Immobili

Viola la buona fede il locatore che dopo anni imputa i canoni pagati dal conduttore a deposito cauzionale

Il Tribunale nega la risoluzione per inadempimento. Le parti hanno il dovere di reciproca lealtà anche nell’esecuzione del contratto

di Augusto Cirla

L’obbligo di buona fede costituisce un autonomo dovere giuridico ed è espressione di un generale principio di solidarietà sociale che impone alle parti la reciproca lealtà di condotta anche nell’esecuzione del contratto. La buona fede oggettiva, quale principio generale dell’ordinamento giuridico, trova il suo fondamento nel principio di solidarietà contenuto nell’articolo 1175 del Codice civile.

Condotte non improntate a tali canoni da parte del locatore non possono legittimare la richiesta di risoluzione per inadempimento del conduttore. E così, l’imputare il versamento dei canoni a titolo di deposito cauzionale dopo molti anni dall’inizio del rapporto di locazione «denota un atteggiamento non improntato alla correttezza e alla leale cooperazione tra le parti nell’esecuzione del contratto». Lo ha affermato il Tribunale di Firenze (sentenza 344 del 3 giugno 2021), sottolineando come, anche in caso di diffida ad adempiere, per la risoluzione del contratto per inadempimento di una delle parti, occorre che questo non sia di scarsa importanza, avuto riguardo all’interesse dell’altra parte (articolo 1455 del Codice civile).

La vicenda

Era successo che in relazione ad un contratto di locazione stipulato nel 2013, il locatore nel corso del 2019, ricevuto il pagamento di due mensilità di canone, con lettera di diffida comunicava al conduttore di aver imputato tale versamento a titolo di deposito cauzionale, avvalendosi di una espressa clausola contrattuale che, in deroga all’articolo 1193 del Codice civile, gli attribuiva la facoltà di imputare qualsiasi pagamento del conduttore «ai debiti più antichi, indipendentemente dalle diverse indicazioni del conduttore stesso».
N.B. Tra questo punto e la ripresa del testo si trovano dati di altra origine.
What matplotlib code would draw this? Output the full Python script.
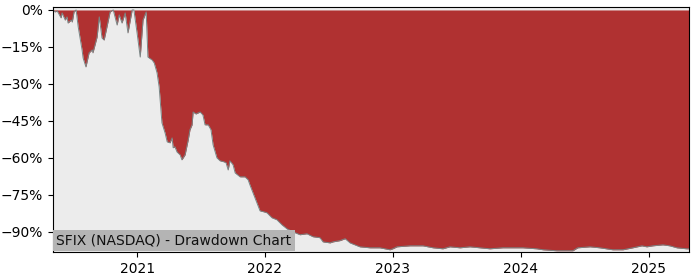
import numpy as np
import pandas as pd
import matplotlib
matplotlib.use("Agg")
import matplotlib.pyplot as plt
import matplotlib.dates as mdates
from matplotlib.ticker import FuncFormatter

# drawdown of SFIX (percent below running peak)
dates = [
    "2020-05-06", "2020-05-12", "2020-05-18", "2020-05-29", "2020-06-01", "2020-06-10",
    "2020-06-15", "2020-06-18", "2020-06-27", "2020-06-30", "2020-07-05", "2020-07-11",
    "2020-07-17", "2020-07-28", "2020-07-31", "2020-08-08", "2020-08-17", "2020-08-26",
    "2020-08-28", "2020-09-09", "2020-09-15", "2020-09-23", "2020-09-29", "2020-10-07",
    "2020-10-16", "2020-10-25", "2020-11-05", "2020-11-11", "2020-11-19", "2020-11-28",
    "2020-12-06", "2020-12-18", "2020-12-23", "2021-01-01", "2021-01-10", "2021-01-18",
    "2021-01-27", "2021-02-01", "2021-02-13", "2021-02-19", "2021-02-27", "2021-03-05",
    "2021-03-13", "2021-03-22", "2021-03-28", "2021-04-05", "2021-04-11", "2021-04-14",
    "2021-04-19", "2021-04-25", "2021-05-04", "2021-05-09", "2021-05-18", "2021-05-27",
    "2021-06-01", "2021-06-07", "2021-06-10", "2021-06-18", "2021-06-30", "2021-07-08",
    "2021-07-14", "2021-07-23", "2021-07-31", "2021-08-06", "2021-08-17", "2021-08-26",
    "2021-09-06", "2021-09-12", "2021-09-18", "2021-09-23", "2021-10-02", "2021-10-08",
    "2021-10-22", "2021-11-05", "2021-11-14", "2021-11-19", "2021-11-28", "2021-12-09",
    "2021-12-18", "2021-12-29", "2022-01-07", "2022-01-21", "2022-02-04", "2022-02-19",
    "2022-03-05", "2022-03-22", "2022-04-11", "2022-05-01", "2022-05-18", "2022-06-07",
    "2022-06-16", "2022-07-06", "2022-07-14", "2022-08-03", "2022-08-18", "2022-09-01",
    "2022-09-15", "2022-09-29", "2022-10-28", "2022-11-25", "2022-12-24", "2023-01-01",
    "2023-01-13", "2023-02-19", "2023-03-28", "2023-04-26", "2023-05-24", "2023-06-13",
    "2023-07-12", "2023-08-09", "2023-09-07", "2023-10-05", "2023-11-11", "2023-12-10",
    "2024-01-07", "2024-02-16", "2024-03-05", "2024-04-13", "2024-05-29", "2024-06-12",
    "2024-07-17", "2024-08-14", "2024-09-20", "2024-10-19", "2024-11-16", "2024-12-12",
    "2024-12-26", "2025-01-12", "2025-02-10", "2025-03-02", "2025-03-22", "2025-04-19",
    "2025-04-25",
]
drawdown = [
    0.0, -0.8, -0.4, -3.2, -1.2, -4.1,
    -2.8, -5.3, -4.1, -4.9, -0.8, 0.0,
    -6.9, -16.2, -19.5, -23.1, -17.4, -16.2,
    -17.4, -10.9, -2.8, -11.4, -12.2, -6.9,
    -0.8, 0.0, -6.1, -2.0, -5.3, -1.2,
    -9.3, 0.0, 0.0, -9.3, -19.1, -4.1,
    -0.8, -19.1, -20.3, -21.5, -25.5, -31.2,
    -45.8, -49.9, -53.5, -53.9, -51.9, -55.9,
    -55.5, -57.6, -58.8, -60.8, -58.8, -52.7,
    -48.6, -46.6, -41.4, -42.2, -41.4, -42.6,
    -46.6, -46.6, -48.6, -54.7, -60.0, -61.2,
    -61.6, -62.0, -64.9, -61.2, -62.8, -66.1,
    -67.7, -67.7, -68.9, -70.9, -74.2, -78.2,
    -81.5, -81.9, -82.3, -84.3, -85.1, -87.2,
    -88.8, -90.0, -91.2, -90.8, -92.0, -92.4,
    -94.1, -94.5, -94.1, -93.6, -92.8, -94.5,
    -95.3, -96.1, -96.5, -96.5, -97.3, -96.9,
    -96.1, -95.7, -95.7, -96.5, -96.9, -96.1,
    -96.5, -96.1, -96.5, -96.9, -96.5, -96.5,
    -96.5, -96.9, -97.3, -97.7, -97.7, -96.5,
    -96.1, -96.5, -97.3, -97.3, -96.5, -95.7,
    -96.1, -95.7, -95.3, -95.7, -96.5, -96.9,
    -96.9,
]
label = "SFIX (NASDAQ) - Drawdown Chart"

x = pd.to_datetime(dates)
y = np.array(drawdown)

fig = plt.figure(figsize=(7, 2.8), dpi=100, facecolor="white")
ax = fig.add_axes([0.0757, 0.1, 0.9083, 0.875])
ax.set_facecolor("#ececec")

ax.fill_between(x, y, 0, color="#b03131", linewidth=0)
ax.plot(x, y, color="#7a8585", linewidth=0.7)

ax.set_xlim(pd.Timestamp("2020-05-06"), pd.Timestamp("2025-04-25"))
ax.set_ylim(-98.2, 1.2)
ax.set_yticks([0, -15, -30, -45, -60, -75, -90])
ax.yaxis.set_major_formatter(FuncFormatter(lambda v, _: f"{v:.0f}%".replace("-", "\u2212")))
ax.xaxis.set_major_locator(mdates.YearLocator())
ax.xaxis.set_major_formatter(mdates.DateFormatter("%Y"))
ax.tick_params(labelsize=10)

ax.text(0.005, 0.018, label, transform=ax.transAxes, fontsize=10, color="#111111",
        ha="left", va="bottom",
        bbox=dict(facecolor="#b4b4b4", edgecolor="none", pad=2.5))

fig.savefig("out.png", dpi=100)
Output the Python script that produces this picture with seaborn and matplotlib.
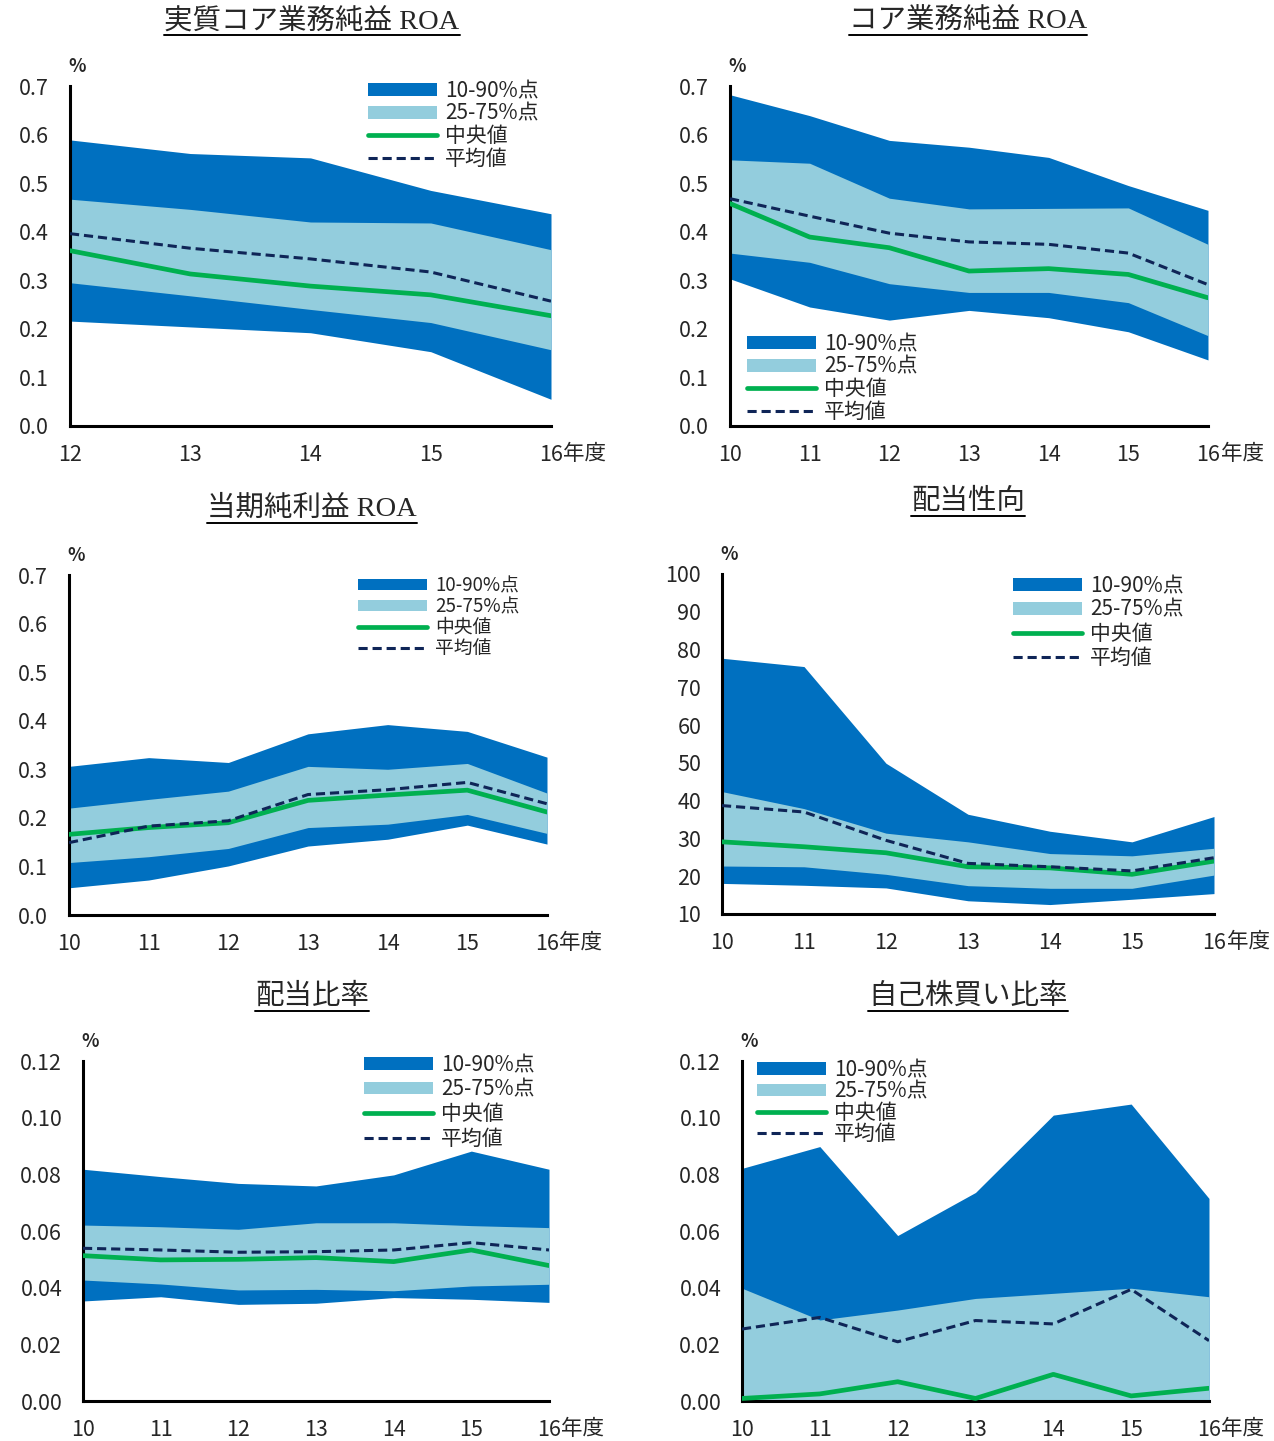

Lamentando inoltre altre plurime inadempienze, quali, oltre il mancato pagamento di due mensilità, anche del conguaglio dovuto a titolo di aggiornamento Istat mai richiesto e della stipulazione delle polizze assicurative previste in contratto, agiva in giudizio per sentir dichiarare la risoluzione in base all’articolo 1454 del Codice civile.

La buona fede

Un locatore che per anni non chiede l’adempimento di determinate obbligazioni previste in contratto tiene un atteggiamento idoneo a ingenerare un affidamento di oggettiva rinuncia del diritto. Il principio di buona fede nell’esecuzione del contratto si sostanzia invero in un generale obbligo di solidarietà che impone a ciascuna delle parti di agire in modo da preservare gli interessi dell’altra. Di conseguenza, il ritardo di una parte nell’esercizio di un diritto può costituire violazione del principio di buona fede qualora, non rispondendo ad alcun circostanziato interesse del suo titolare, si traduca in un danno per la sola controparte.

Si è allora di fronte a un abusivo esercizio del diritto, con la conseguenza che gli atti compiuti non sono stati ritenuti idonei a dichiarare risolto il contratto.